I’d suggest that Best Lee’s subdued ambiance is great for washing away the hustle n bustle of the work-a-day world. It is not just a hole-in-the-wall place with glaring neon lighting overheard as so many places have. On the other hand, it does not effuse the panache as the often maligned Trader Vic’s of olde days did nor the raining thunderstorms at Le Masque(?) at The Rio in Vegas…for that ‘Especial Occassion’, but Y’all can tell that from Best Lee’s affordable…and thus much appreciatied…. prices for the Everyday Man (or Woman) Experience…IMHO.
I’ll venture again for a more exotic menu experience.

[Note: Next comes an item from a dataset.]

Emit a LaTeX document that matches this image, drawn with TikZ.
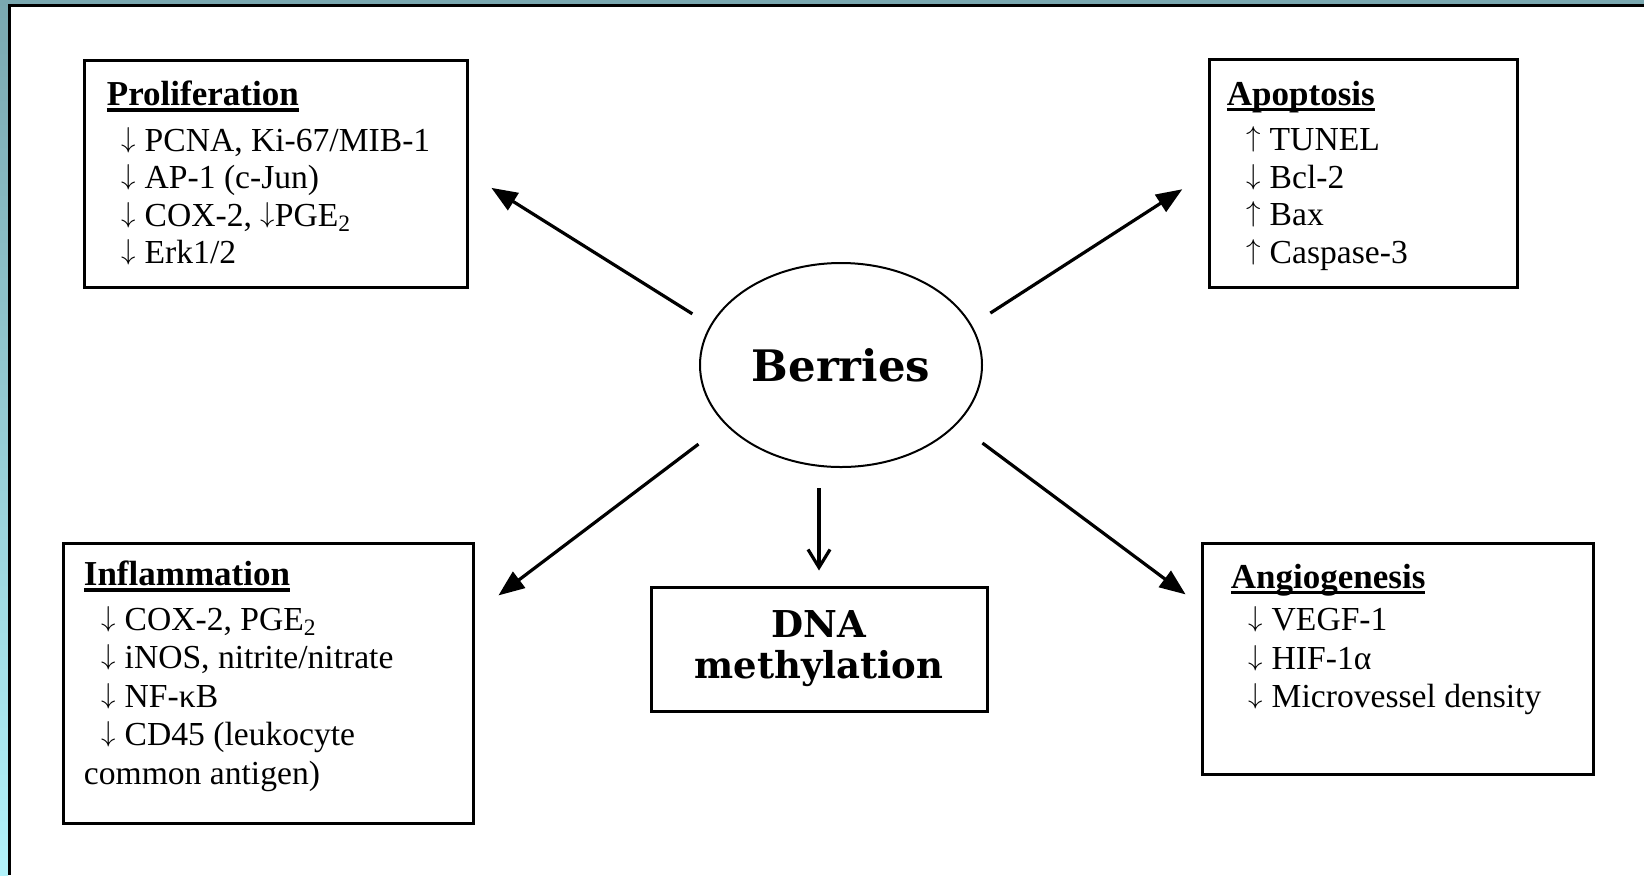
\documentclass[tikz,border=0pt]{standalone}
\usepackage{fontspec}
\usepackage{xcolor}
\setmainfont{Liberation Serif}
\newfontfamily\labelfont{DejaVu Serif}
\usetikzlibrary{arrows.meta,calc,shapes.geometric}

% Bold heading with a thick underline
\newcommand{\heading}[1]{{\fontsize{17.5}{18.75}\selectfont\setbox0\hbox{\bfseries #1}\rlap{\rule[-3pt]{\wd0}{1.6pt}}\box0}}
% Up and down marks in the lists
\newcommand{\dn}{\raisebox{2pt}{\fontsize{14}{14}\selectfont$\downarrow$}}
\newcommand{\up}{\raisebox{2pt}{\fontsize{14}{14}\selectfont$\uparrow$}}

\begin{document}
\begin{tikzpicture}[x=0.5pt, y=-0.5pt,
    box/.style={draw, line width=1.5pt, inner sep=0pt},
    list/.style={align=left, inner sep=0pt, anchor=north west, font=\fontsize{16.8}{18.75}\selectfont},
    link/.style={line width=1.6pt, -{Triangle[length=13pt,width=10pt]}},
    drop/.style={line width=1.6pt, -{Straight Barb[length=9pt,width=11pt]}}]

    % Define the frame colours
    \definecolor{frameteal}{RGB}{122,168,176}
    \definecolor{framecyan}{RGB}{178,242,250}

    \useasboundingbox (0,0) rectangle (1644,875);

    % Draw the slide frame
    \fill[white] (0,0) rectangle (1644,875);
    \shade[top color=frameteal, bottom color=framecyan] (0,0) rectangle (8,875);
    \fill[frameteal] (8,0) rectangle (1644,4);
    \fill[black] (8,4) rectangle (1644,7);
    \fill[black] (8,4) rectangle (11,875);

    % Draw the central ellipse
    \node[ellipse, draw, line width=1pt, minimum width=141pt, minimum height=102pt, inner sep=0pt,
          font=\labelfont\bfseries\fontsize{21.7}{26}\selectfont] (berries) at (841,365) {Berries};

    % Draw the four boxes
    \node[box, minimum width=191.5pt, minimum height=113.5pt] (prolif) at (275.5,173.5) {};
    \node[box, minimum width=154pt, minimum height=114pt] (apop) at (1363,173) {};
    \node[box, minimum width=205pt, minimum height=140pt] (inflam) at (268,683) {};
    \node[box, minimum width=195.5pt, minimum height=115.5pt] (angio) at (1397.5,658.5) {};

    % Draw the DNA box
    \node[box, minimum width=168pt, minimum height=62pt, align=center,
          font=\labelfont\bfseries\fontsize{18.5}{20.5}\selectfont] (dna) at (819,649) {DNA\\methylation};

    % Fill the boxes
    \node[list] (prolif-txt) at ($(prolif.north west)+(24,22)$) {\heading{Proliferation}\\[4pt]
        \hspace*{7.5pt}\dn\ PCNA, Ki-67/MIB-1\\
        \hspace*{7.5pt}\dn\ AP-1 (c-Jun)\\
        \hspace*{7.5pt}\dn\ COX-2, \dn PGE\textsubscript{2}\\
        \hspace*{7.5pt}\dn\ Erk1/2};
    \node[list] (apop-txt) at ($(apop.north west)+(19,23)$) {\heading{Apoptosis}\\[4pt]
        \hspace*{10pt}\up\ TUNEL\\
        \hspace*{10pt}\dn\ Bcl-2\\
        \hspace*{10pt}\up\ Bax\\
        \hspace*{10pt}\up\ Caspase-3};
    \node[list, font=\fontsize{16.8}{19.25}\selectfont] (inflam-txt) at ($(inflam.north west)+(22,19)$) {\heading{Inflammation}\\[3pt]
        \hspace*{9pt}\dn\ COX-2, PGE\textsubscript{2}\\
        \hspace*{9pt}\dn\ iNOS, nitrite/nitrate\\
        \hspace*{9pt}\dn\ NF-κB\\
        \hspace*{9pt}\dn\ CD45 (leukocyte\\
        common antigen)};
    \node[list, font=\fontsize{16.8}{19.25}\selectfont] (angio-txt) at ($(angio.north west)+(30,22)$) {\heading{Angiogenesis}\\[2pt]
        \hspace*{9pt}\dn\ VEGF-1\\
        \hspace*{9pt}\dn\ HIF-1α\\
        \hspace*{9pt}\dn\ Microvessel density};

    % Arrows from the ellipse to the boxes
    \draw[link, shorten <=10.5pt, shorten >=13.5pt] (berries.163) -- (prolif.east);
    \draw[link, shorten <=11pt, shorten >=15pt] (berries.17) -- (apop.west);
    \draw[link, shorten <=16.5pt, shorten >=15pt] (berries.207) -- ($(inflam.north east)+(0,72)$);
    \draw[link, shorten <=15.75pt, shorten >=9.3pt] (berries.333) -- ($(angio.north west)+(0,64)$);

    % Arrow down to the DNA box
    \draw[drop, shorten <=10pt, shorten >=7.5pt] (berries.south -| dna.north) -- (dna.north);

\end{tikzpicture}
\end{document}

We have been there 3 times. The best Chinese in ABQ that we have had. Chopstix close 2nd. Best is the house special steak. The food is freshly prepared with quality ingredients. No goopy fatening sauses here. Sweet dishes are NOT overly sweet. Wait staff talked to us many times. Owner talks and sings to us.
Amanda, Do you own a rival chinese restaurant? Did you eat at a different restaurant?
We love Best Lee’s and will drive from Nob Hill to go there. Chopstix is also a fantastic restaurant.
I have tried Best Lees a few times and got sick both times. This was just another American-Chinese restaurant. There is nothing authentic about there food, loaded with sugar and deep fried. I can’t wait until someone serves decent Chinese food in Albuquerque. I usually find myself waiting to go to one of the bigger cities to really enjoy something worth eating. I had a waitress who wore a ton of makeup with big fake lashes with an attitude, geez not going back.
Not that impressed with this place, got a bit creeped out by “Chinese Uncle”…he seems like a caricature. Clearly catering to American palates because of their rather expansive menu. I prefer places that specialize in a type of cuisine and not just cook as many things they can make money on.
First time tonight. We had Pad Thai, House Special Birdnest, Lo Mein, Spring rolls. We were quite pleased. Very high quality prepared with care food.
My friends and I love this restaurant. My husband, who hates Chinese food, loves it! You obviously don’y like good Chinese food. Most of Albuquerque disagrees with you!
After reading your review of the RR instantiation, the review of the NE heights version of Best Lees restored my faith that our taste buds were roughly on the same page. As you found, Never mess with the Chinese Uncle, and give them a try on Chinese New Year. Quite an experience.
I made two visits to Best Lee’s in Albuquerque. Although the food is delicious, the service during both visits was awful. Once my food arrived, I was ignored and had to make repeated attempts to get my server’s attention for a refill of my drink. On my second visit, I never got my appetizer but was charged for it when the bill came. It took some work on my end to straighten out the problem.
I was wondering what you would think of this place, Gil. This is walking distance to my house and I have really enjoyed the dishes I’ve tried there. I remember a seafood basket that was excellent with a lot of lobster.
Oh, and Chinese Uncle said I was a gentleman for opening the front door for a woman to go through.
I’m blessed to live right across Paseo from this lovely restaurant and I have to admit, my Chinese uncle cooks for me at least once a week and I’ve never been disappointed. I recommend Best Lee’s to all my friends and family. It truely is the “best” in northeast Albuquerque.
Thanks for visiting Best Lee’s, Gil … we knew you’d like it!